8 Responses to Croydon in crisis: Council staff in frontline posts lose their jobs

  1. Sebastian Tillinger says:

    Newman is a weak leader. That’s now clearer than ever.

    He’s unable to tell it as it is, he lied to the BBC, and he is too in awe of senior council officials to demand cuts through all sections of the council, including senior management.

    A not insignificant part of this crisis facing the council is a result of series of bad senior management decisions.

    I frequently question the calibre and experience of senior managers in Croydon Council and I conclude the interview process must be a complete joke. Jo Negrini is appointing the wrong people for senior jobs and many of these are friends and acquaintances. Croydon Council senior management is not a meritocracy, it’s a ‘does your face fit and will you toe the line?’

    That’s all well and good if management is working. If it’s not working, as we can see now, the situation is inexcusable.

    And Newman is a weak ringmaster who is facilitating all this and keeping the lid on everyone’s lacklustre performances (like his own).

    I and many Croydon Council employees and residents have now seen the true worth of Jo Negrini, Tony Newman and their specially selected senior management protected ‘mates’ – and now want rid of them at the first opportunity.

  2. Christopher Myers says:

    Whaaat??!! Children’s services were understaffed and underresourced at the front line. What are they thinking???

  3. Mike Buckley says:

    Disgraceful really! To think Children’s services were the Croydon weak area due to understaffing, so what do they do CUT THE STAFF – it seems unbelievable (and we pay these people to think in this way).
    How many “brownie points” would our favourite leader and his merry helpers have gained if they had taken a £10,000 pay cut, not to mention the best example possible as they are our leaders? Don’t forget to vote them back in next time.

  4. Joe Decon says:

    I thought the bankers who caused the financial crash in 2008 were one of the kind.
    Now it appears the council leadership is as inept and greedy.
    Croydon council has disgraced itself .
    The leadership is playing its rank and file staff like hapless fools with a cocktail of disinformation and hubris.

    The Leader and CEO should step down if they have any dignity.
    This council is toast and I cannot see its financial fortunes turn around at all.

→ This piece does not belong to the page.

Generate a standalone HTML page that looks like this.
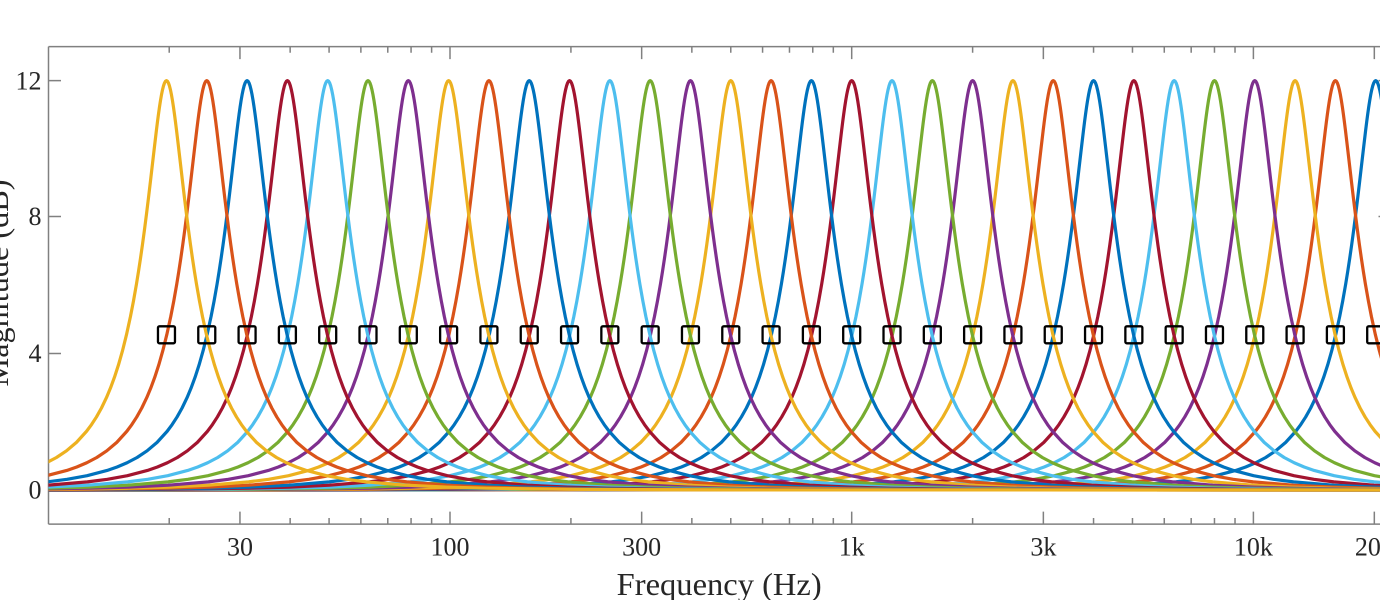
<!DOCTYPE html>
<html>
<head>
<meta charset="utf-8">
<style>
html,body{margin:0;padding:0;background:#fff;}
svg{display:block;}
text{font-family:"Liberation Serif",serif;fill:#262626;}
</style>
</head>
<body>
<svg width="1380" height="600" viewBox="0 0 1380 600" xmlns="http://www.w3.org/2000/svg" xmlns:xlink="http://www.w3.org/1999/xlink">
<defs>
<clipPath id="ax"><rect x="48.5" y="46.6" width="1342.5" height="477.5"/></clipPath>
<path id="c" fill="none" d="M-1400,490 L-600,489.93 -500,489.78 -400,489.3 -320,488.21 -280,487.1 -240,485.21 -200,481.88 -180,479.28 -160,475.66 -140,470.46 -130,467 -120,462.75 -110,457.48 -100,450.84 -90,442.36 -80,431.39 -75,424.67 -70,416.94 -65,408 -60,397.6 -56,388.05 -52,377.21 -48,364.88 -44,350.83 -40,334.8 -36,316.47 -33,301.01 -30,283.97 -28,271.63 -26,258.5 -24,244.55 -22,229.78 -20,214.22 -18,197.95 -16,181.09 -14,163.87 -12,146.63 -10,129.86 -9,121.86 -8,114.25 -7,107.13 -6,100.63 -5,94.84 -4,89.93 -3,85.96 -2,83.07 -1,81.28 0,80.68 1,81.28 2,83.07 3,85.96 4,89.93 5,94.84 6,100.63 7,107.13 8,114.25 9,121.86 10,129.86 12,146.63 14,163.87 16,181.09 18,197.95 20,214.22 22,229.78 24,244.55 26,258.5 28,271.63 30,283.97 33,301.01 36,316.47 40,334.8 44,350.83 48,364.88 52,377.21 56,388.05 60,397.6 65,408 70,416.94 75,424.67 80,431.39 90,442.36 100,450.84 110,457.48 120,462.75 130,467 140,470.46 160,475.66 180,479.28 200,481.88 240,485.21 280,487.1 320,488.21 400,489.3 500,489.78 600,489.93 1400,490"/>
</defs>

<!-- axes box -->
<g stroke="#808080" stroke-width="1.5" fill="none">
<path d="M48.5,46.6 H1391 M48.5,524.1 H1391 M48.5,46.6 V524.1 M1391,46.6 V524.1"/>
<path d="M239.96,524.1 V511.6 M450,524.1 V511.6 M641.66,524.1 V511.6 M851.7,524.1 V511.6 M1043.36,524.1 V511.6 M1253.4,524.1 V511.6 M1374.32,524.1 V511.6
M239.96,46.6 V59.1 M450,46.6 V59.1 M641.66,46.6 V59.1 M851.7,46.6 V59.1 M1043.36,46.6 V59.1 M1253.4,46.6 V59.1 M1374.32,46.6 V59.1"/>
<path d="M169.22,524.1 V518 M290.15,524.1 V518 M329.08,524.1 V518 M360.88,524.1 V518 M387.78,524.1 V518 M411.07,524.1 V518 M431.62,524.1 V518
M570.92,524.1 V518 M691.85,524.1 V518 M730.78,524.1 V518 M762.58,524.1 V518 M789.48,524.1 V518 M812.77,524.1 V518 M833.32,524.1 V518
M972.62,524.1 V518 M1093.55,524.1 V518 M1132.48,524.1 V518 M1164.28,524.1 V518 M1191.18,524.1 V518 M1214.47,524.1 V518 M1235.02,524.1 V518
M169.22,46.6 V52.7 M290.15,46.6 V52.7 M329.08,46.6 V52.7 M360.88,46.6 V52.7 M387.78,46.6 V52.7 M411.07,46.6 V52.7 M431.62,46.6 V52.7
M570.92,46.6 V52.7 M691.85,46.6 V52.7 M730.78,46.6 V52.7 M762.58,46.6 V52.7 M789.48,46.6 V52.7 M812.77,46.6 V52.7 M833.32,46.6 V52.7
M972.62,46.6 V52.7 M1093.55,46.6 V52.7 M1132.48,46.6 V52.7 M1164.28,46.6 V52.7 M1191.18,46.6 V52.7 M1214.47,46.6 V52.7 M1235.02,46.6 V52.7"/>
<path d="M48.5,80.68 H61 M48.5,216.56 H61 M48.5,353.56 H61 M48.5,490 H61
M1391,80.68 H1378.5 M1391,216.56 H1378.5 M1391,353.56 H1378.5 M1391,490 H1378.5"/>
</g>

<!-- curves -->
<g clip-path="url(#ax)" stroke-width="3.2" stroke-linejoin="round" stroke-linecap="round" fill="none">
<use href="#c" xlink:href="#c" x="1375.70" stroke="#0072BD"/>
<use href="#c" xlink:href="#c" x="1335.39" stroke="#D95319"/>
<use href="#c" xlink:href="#c" x="1295.09" stroke="#EDB120"/>
<use href="#c" xlink:href="#c" x="1254.78" stroke="#7E2F8E"/>
<use href="#c" xlink:href="#c" x="1214.47" stroke="#77AC30"/>
<use href="#c" xlink:href="#c" x="1174.16" stroke="#4DBEEE"/>
<use href="#c" xlink:href="#c" x="1133.86" stroke="#A2142F"/>
<use href="#c" xlink:href="#c" x="1093.55" stroke="#0072BD"/>
<use href="#c" xlink:href="#c" x="1053.24" stroke="#D95319"/>
<use href="#c" xlink:href="#c" x="1012.93" stroke="#EDB120"/>
<use href="#c" xlink:href="#c" x="972.62" stroke="#7E2F8E"/>
<use href="#c" xlink:href="#c" x="932.32" stroke="#77AC30"/>
<use href="#c" xlink:href="#c" x="892.01" stroke="#4DBEEE"/>
<use href="#c" xlink:href="#c" x="851.70" stroke="#A2142F"/>
<use href="#c" xlink:href="#c" x="811.39" stroke="#0072BD"/>
<use href="#c" xlink:href="#c" x="771.08" stroke="#D95319"/>
<use href="#c" xlink:href="#c" x="730.78" stroke="#EDB120"/>
<use href="#c" xlink:href="#c" x="690.47" stroke="#7E2F8E"/>
<use href="#c" xlink:href="#c" x="650.16" stroke="#77AC30"/>
<use href="#c" xlink:href="#c" x="609.85" stroke="#4DBEEE"/>
<use href="#c" xlink:href="#c" x="569.54" stroke="#A2142F"/>
<use href="#c" xlink:href="#c" x="529.24" stroke="#0072BD"/>
<use href="#c" xlink:href="#c" x="488.93" stroke="#D95319"/>
<use href="#c" xlink:href="#c" x="448.62" stroke="#EDB120"/>
<use href="#c" xlink:href="#c" x="408.31" stroke="#7E2F8E"/>
<use href="#c" xlink:href="#c" x="368.00" stroke="#77AC30"/>
<use href="#c" xlink:href="#c" x="327.70" stroke="#4DBEEE"/>
<use href="#c" xlink:href="#c" x="287.39" stroke="#A2142F"/>
<use href="#c" xlink:href="#c" x="247.08" stroke="#0072BD"/>
<use href="#c" xlink:href="#c" x="206.77" stroke="#D95319"/>
<use href="#c" xlink:href="#c" x="166.47" stroke="#EDB120"/>
</g>

<!-- markers -->
<g fill="none" stroke="#000" stroke-width="2.3">
<rect x="157.97" y="326.3" width="17" height="17" rx="1.5"/>
<rect x="198.27" y="326.3" width="17" height="17" rx="1.5"/>
<rect x="238.58" y="326.3" width="17" height="17" rx="1.5"/>
<rect x="278.89" y="326.3" width="17" height="17" rx="1.5"/>
<rect x="319.20" y="326.3" width="17" height="17" rx="1.5"/>
<rect x="359.50" y="326.3" width="17" height="17" rx="1.5"/>
<rect x="399.81" y="326.3" width="17" height="17" rx="1.5"/>
<rect x="440.12" y="326.3" width="17" height="17" rx="1.5"/>
<rect x="480.43" y="326.3" width="17" height="17" rx="1.5"/>
<rect x="520.74" y="326.3" width="17" height="17" rx="1.5"/>
<rect x="561.04" y="326.3" width="17" height="17" rx="1.5"/>
<rect x="601.35" y="326.3" width="17" height="17" rx="1.5"/>
<rect x="641.66" y="326.3" width="17" height="17" rx="1.5"/>
<rect x="681.97" y="326.3" width="17" height="17" rx="1.5"/>
<rect x="722.28" y="326.3" width="17" height="17" rx="1.5"/>
<rect x="762.58" y="326.3" width="17" height="17" rx="1.5"/>
<rect x="802.89" y="326.3" width="17" height="17" rx="1.5"/>
<rect x="843.20" y="326.3" width="17" height="17" rx="1.5"/>
<rect x="883.51" y="326.3" width="17" height="17" rx="1.5"/>
<rect x="923.82" y="326.3" width="17" height="17" rx="1.5"/>
<rect x="964.12" y="326.3" width="17" height="17" rx="1.5"/>
<rect x="1004.43" y="326.3" width="17" height="17" rx="1.5"/>
<rect x="1044.74" y="326.3" width="17" height="17" rx="1.5"/>
<rect x="1085.05" y="326.3" width="17" height="17" rx="1.5"/>
<rect x="1125.36" y="326.3" width="17" height="17" rx="1.5"/>
<rect x="1165.66" y="326.3" width="17" height="17" rx="1.5"/>
<rect x="1205.97" y="326.3" width="17" height="17" rx="1.5"/>
<rect x="1246.28" y="326.3" width="17" height="17" rx="1.5"/>
<rect x="1286.59" y="326.3" width="17" height="17" rx="1.5"/>
<rect x="1326.89" y="326.3" width="17" height="17" rx="1.5"/>
<rect x="1367.20" y="326.3" width="17" height="17" rx="1.5"/>
</g>

<!-- y tick labels -->
<g font-size="26" text-anchor="end">
<text x="41.5" y="89.3">12</text>
<text x="41.5" y="225.2">8</text>
<text x="41.5" y="362.2">4</text>
<text x="41.5" y="498.7">0</text>
</g>

<!-- x tick labels -->
<g font-size="26" text-anchor="middle">
<text x="239.96" y="555.5">30</text>
<text x="450" y="555.5">100</text>
<text x="641.66" y="555.5">300</text>
<text x="851.7" y="555.5">1k</text>
<text x="1043.36" y="555.5">3k</text>
<text x="1253.4" y="555.5">10k</text>
<text x="1374.32" y="555.5">20k</text>
</g>

<!-- axis labels -->
<text x="719.2" y="595" font-size="32" text-anchor="middle" textLength="205" lengthAdjust="spacingAndGlyphs">Frequency (Hz)</text>
<text transform="translate(8,283) rotate(-90)" x="0" y="0" font-size="32" text-anchor="middle" textLength="207" lengthAdjust="spacingAndGlyphs">Magnitude (dB)</text>
</svg>
</body>
</html>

    • Sebastian Tillinger says:

      Yes, it’s about the loss of personal responsibility and personal accountability in public service in Croydon.

      What Jo Negrini doesn’t get and Tony Newman clearly hasn’t told her when he sneaked her through the back door to the CEO role is that with a £200k+ salary, personal responsibility and personal accountability is not something you can simply opt out of.

      It’s a prerequisite with the salary and position.

      Residents shouldn’t have to be spelling this out to the council. We need a strong, dynamic, articulate and experienced person running Croydon Council – now more so than ever before.

  5. John Maynard says:

    How much did the council spend on buying the Colonnades and a hotel again?
    How did those worked out now we have a pandemic?

    • David Wickens says:

      About £53 million for the Colonnades and £30 million for the hotel. Rental income for the hotel must now be zero and likely to be much reduced on the Colonnades.

  6. alicdoodle says:

    Its cheering for those frontline staff to see money spaffed up the wall for buy back of Brick by Brick’s un sellable flats and for them to see the ‘chief executive’ salaries, allowances, read about their trips etc and then for actual useful staff to get thrown under the bus. I’m sure I feel the same as our family pay £2300 a year in council tax for a 1200 square foot 3 bed bungalow in South croydon. What fantastic value for money Croydon’s council is I say to myself as I watch the planning commissar with his visions# (presumably visions of peak communist Romania) destroy more beautiful houses in my road for nothing more than fleeting profit of developers and for no actual demand. Yes, cheering, comrades.